# TASK OBJECTIVE
Set down the lines that begin at the top of the records and end with the line containing "11.51, 11.61, 11.58];", and drop every picture.

# RECORDS SHOWN
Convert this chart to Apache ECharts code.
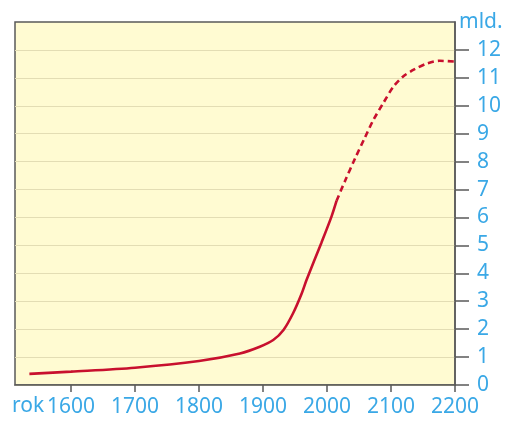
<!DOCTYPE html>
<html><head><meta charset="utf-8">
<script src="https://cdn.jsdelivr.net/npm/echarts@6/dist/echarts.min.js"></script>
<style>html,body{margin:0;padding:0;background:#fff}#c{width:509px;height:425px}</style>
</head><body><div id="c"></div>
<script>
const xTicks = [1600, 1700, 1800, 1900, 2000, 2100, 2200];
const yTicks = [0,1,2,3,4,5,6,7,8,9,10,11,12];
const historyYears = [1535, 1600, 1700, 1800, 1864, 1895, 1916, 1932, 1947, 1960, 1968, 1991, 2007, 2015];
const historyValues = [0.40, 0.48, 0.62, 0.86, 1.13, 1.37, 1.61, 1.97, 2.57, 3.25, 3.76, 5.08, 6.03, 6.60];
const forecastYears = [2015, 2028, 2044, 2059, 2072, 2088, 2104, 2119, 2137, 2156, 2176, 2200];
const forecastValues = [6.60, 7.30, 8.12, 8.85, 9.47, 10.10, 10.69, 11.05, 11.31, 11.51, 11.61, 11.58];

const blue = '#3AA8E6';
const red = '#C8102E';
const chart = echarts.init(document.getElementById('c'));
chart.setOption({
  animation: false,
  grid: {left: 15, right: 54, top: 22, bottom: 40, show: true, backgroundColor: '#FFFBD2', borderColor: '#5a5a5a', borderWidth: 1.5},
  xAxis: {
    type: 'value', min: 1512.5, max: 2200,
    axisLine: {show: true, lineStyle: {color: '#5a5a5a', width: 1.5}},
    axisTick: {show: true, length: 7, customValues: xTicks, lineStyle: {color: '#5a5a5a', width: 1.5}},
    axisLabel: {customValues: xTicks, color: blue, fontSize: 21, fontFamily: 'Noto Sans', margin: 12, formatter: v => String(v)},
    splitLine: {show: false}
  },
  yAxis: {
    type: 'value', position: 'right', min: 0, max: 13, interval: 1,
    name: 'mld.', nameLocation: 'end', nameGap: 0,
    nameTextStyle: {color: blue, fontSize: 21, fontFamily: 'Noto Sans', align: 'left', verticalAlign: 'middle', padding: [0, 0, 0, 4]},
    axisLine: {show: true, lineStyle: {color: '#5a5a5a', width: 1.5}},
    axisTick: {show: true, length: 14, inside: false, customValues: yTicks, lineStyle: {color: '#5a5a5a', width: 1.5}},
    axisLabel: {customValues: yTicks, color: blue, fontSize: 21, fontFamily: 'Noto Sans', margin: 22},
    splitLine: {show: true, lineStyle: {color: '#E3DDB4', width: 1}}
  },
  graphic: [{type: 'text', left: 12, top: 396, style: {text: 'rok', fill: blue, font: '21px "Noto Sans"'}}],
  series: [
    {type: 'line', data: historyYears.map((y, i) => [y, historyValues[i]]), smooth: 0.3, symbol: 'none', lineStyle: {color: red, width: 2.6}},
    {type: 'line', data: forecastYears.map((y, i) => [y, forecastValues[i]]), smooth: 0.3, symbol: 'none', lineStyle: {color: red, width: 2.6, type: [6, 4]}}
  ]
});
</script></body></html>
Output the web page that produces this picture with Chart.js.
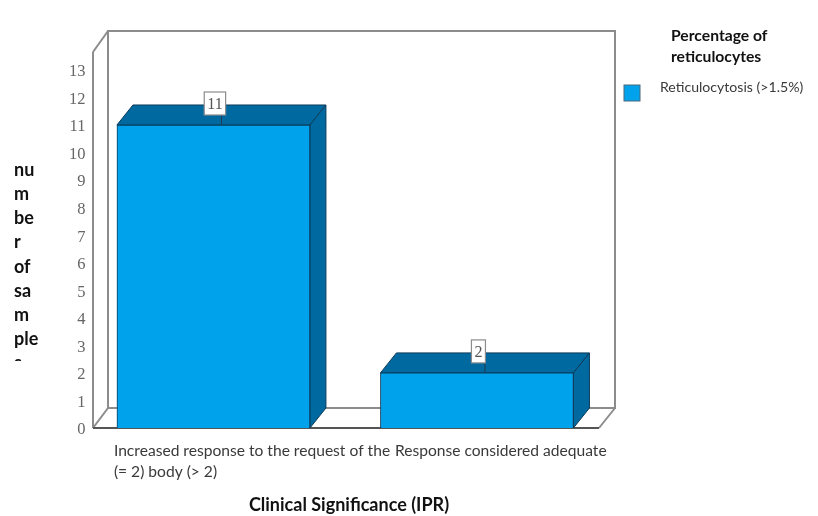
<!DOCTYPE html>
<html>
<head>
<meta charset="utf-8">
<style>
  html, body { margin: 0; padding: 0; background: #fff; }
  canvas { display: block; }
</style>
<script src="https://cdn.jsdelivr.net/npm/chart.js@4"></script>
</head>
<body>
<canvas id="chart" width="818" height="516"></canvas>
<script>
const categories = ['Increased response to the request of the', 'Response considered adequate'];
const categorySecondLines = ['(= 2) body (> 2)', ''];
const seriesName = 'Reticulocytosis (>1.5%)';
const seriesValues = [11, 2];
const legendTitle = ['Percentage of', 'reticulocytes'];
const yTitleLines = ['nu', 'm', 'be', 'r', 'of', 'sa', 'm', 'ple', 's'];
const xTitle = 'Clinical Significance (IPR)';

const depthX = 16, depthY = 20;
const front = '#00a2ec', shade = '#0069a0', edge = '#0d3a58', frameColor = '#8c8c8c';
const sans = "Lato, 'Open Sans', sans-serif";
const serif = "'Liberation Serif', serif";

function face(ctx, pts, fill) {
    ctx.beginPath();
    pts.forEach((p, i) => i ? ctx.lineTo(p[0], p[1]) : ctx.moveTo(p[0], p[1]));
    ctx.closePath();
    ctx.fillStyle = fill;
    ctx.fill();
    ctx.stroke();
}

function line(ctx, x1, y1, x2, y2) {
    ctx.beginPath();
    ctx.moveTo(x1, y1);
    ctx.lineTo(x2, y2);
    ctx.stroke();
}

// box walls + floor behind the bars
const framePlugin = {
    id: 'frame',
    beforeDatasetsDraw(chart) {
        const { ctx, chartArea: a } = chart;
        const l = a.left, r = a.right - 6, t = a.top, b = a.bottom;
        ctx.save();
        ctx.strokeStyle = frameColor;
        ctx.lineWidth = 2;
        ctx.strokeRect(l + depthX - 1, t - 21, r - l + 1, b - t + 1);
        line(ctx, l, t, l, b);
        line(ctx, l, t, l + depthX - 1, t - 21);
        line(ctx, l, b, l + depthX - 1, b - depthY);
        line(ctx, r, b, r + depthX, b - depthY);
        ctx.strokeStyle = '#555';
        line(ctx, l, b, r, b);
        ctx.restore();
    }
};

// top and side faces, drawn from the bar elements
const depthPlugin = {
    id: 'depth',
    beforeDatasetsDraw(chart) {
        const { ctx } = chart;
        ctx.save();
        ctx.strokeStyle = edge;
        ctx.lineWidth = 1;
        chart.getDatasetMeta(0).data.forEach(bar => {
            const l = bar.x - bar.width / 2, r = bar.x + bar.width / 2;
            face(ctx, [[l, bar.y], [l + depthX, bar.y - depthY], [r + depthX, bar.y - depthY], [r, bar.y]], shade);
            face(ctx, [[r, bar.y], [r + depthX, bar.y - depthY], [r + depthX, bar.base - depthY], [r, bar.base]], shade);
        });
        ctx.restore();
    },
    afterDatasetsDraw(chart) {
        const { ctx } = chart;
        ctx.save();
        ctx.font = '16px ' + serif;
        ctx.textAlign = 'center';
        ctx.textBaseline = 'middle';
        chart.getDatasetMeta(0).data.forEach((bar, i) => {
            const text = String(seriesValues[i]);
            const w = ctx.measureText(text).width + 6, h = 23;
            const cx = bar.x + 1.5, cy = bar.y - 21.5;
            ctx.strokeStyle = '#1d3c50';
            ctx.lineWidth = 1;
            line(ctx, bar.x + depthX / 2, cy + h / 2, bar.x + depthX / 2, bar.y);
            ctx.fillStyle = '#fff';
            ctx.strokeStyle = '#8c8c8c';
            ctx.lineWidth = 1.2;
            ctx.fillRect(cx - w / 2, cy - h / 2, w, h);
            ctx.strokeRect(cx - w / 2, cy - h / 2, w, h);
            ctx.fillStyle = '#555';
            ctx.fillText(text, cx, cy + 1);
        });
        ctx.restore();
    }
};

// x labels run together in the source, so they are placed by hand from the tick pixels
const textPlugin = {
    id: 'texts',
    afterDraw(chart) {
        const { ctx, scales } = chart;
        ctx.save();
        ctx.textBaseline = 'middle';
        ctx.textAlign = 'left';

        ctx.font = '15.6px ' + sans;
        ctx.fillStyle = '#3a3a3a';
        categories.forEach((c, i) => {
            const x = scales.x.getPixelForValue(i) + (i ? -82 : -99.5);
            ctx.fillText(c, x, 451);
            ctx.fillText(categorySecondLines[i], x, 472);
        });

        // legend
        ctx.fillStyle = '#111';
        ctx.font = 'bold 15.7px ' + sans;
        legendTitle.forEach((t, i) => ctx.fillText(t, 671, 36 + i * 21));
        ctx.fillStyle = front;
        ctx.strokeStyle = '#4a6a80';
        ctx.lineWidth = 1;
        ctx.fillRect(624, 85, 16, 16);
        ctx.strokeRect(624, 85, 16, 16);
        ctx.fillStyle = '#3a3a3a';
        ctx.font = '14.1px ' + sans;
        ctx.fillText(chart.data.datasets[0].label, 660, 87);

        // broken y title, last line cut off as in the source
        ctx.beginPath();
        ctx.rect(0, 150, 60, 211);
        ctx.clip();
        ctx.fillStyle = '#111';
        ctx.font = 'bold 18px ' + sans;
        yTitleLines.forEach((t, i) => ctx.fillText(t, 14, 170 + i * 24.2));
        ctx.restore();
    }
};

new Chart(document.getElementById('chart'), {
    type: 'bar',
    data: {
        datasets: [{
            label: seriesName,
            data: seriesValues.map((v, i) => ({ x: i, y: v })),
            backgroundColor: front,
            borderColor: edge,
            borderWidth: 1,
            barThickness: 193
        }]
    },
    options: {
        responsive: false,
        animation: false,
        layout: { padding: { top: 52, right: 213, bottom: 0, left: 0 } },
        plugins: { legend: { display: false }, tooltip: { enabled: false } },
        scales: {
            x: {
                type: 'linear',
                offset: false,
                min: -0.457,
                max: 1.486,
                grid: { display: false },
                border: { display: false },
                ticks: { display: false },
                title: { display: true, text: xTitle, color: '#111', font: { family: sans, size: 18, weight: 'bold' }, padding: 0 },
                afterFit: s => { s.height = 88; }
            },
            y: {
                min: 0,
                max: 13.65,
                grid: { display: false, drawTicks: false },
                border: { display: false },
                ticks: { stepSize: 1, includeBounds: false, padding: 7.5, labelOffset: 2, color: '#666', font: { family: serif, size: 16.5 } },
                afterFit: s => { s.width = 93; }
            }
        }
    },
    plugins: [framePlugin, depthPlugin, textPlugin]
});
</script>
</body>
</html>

# EXPECTED ANSWER
Convert this chart to Apache ECharts code.
<!DOCTYPE html>
<html><head><meta charset="utf-8">
<script src="https://cdn.jsdelivr.net/npm/echarts@6/dist/echarts.min.js"></script>
<style>html,body{margin:0;padding:0;background:#fff}#c{width:509px;height:425px}</style>
</head><body><div id="c"></div>
<script>
const xTicks = [1600, 1700, 1800, 1900, 2000, 2100, 2200];
const yTicks = [0,1,2,3,4,5,6,7,8,9,10,11,12];
const historyYears = [1535, 1600, 1700, 1800, 1864, 1895, 1916, 1932, 1947, 1960, 1968, 1991, 2007, 2015];
const historyValues = [0.40, 0.48, 0.62, 0.86, 1.13, 1.37, 1.61, 1.97, 2.57, 3.25, 3.76, 5.08, 6.03, 6.60];
const forecastYears = [2015, 2028, 2044, 2059, 2072, 2088, 2104, 2119, 2137, 2156, 2176, 2200];
const forecastValues = [6.60, 7.30, 8.12, 8.85, 9.47, 10.10, 10.69, 11.05, 11.31, 11.51, 11.61, 11.58];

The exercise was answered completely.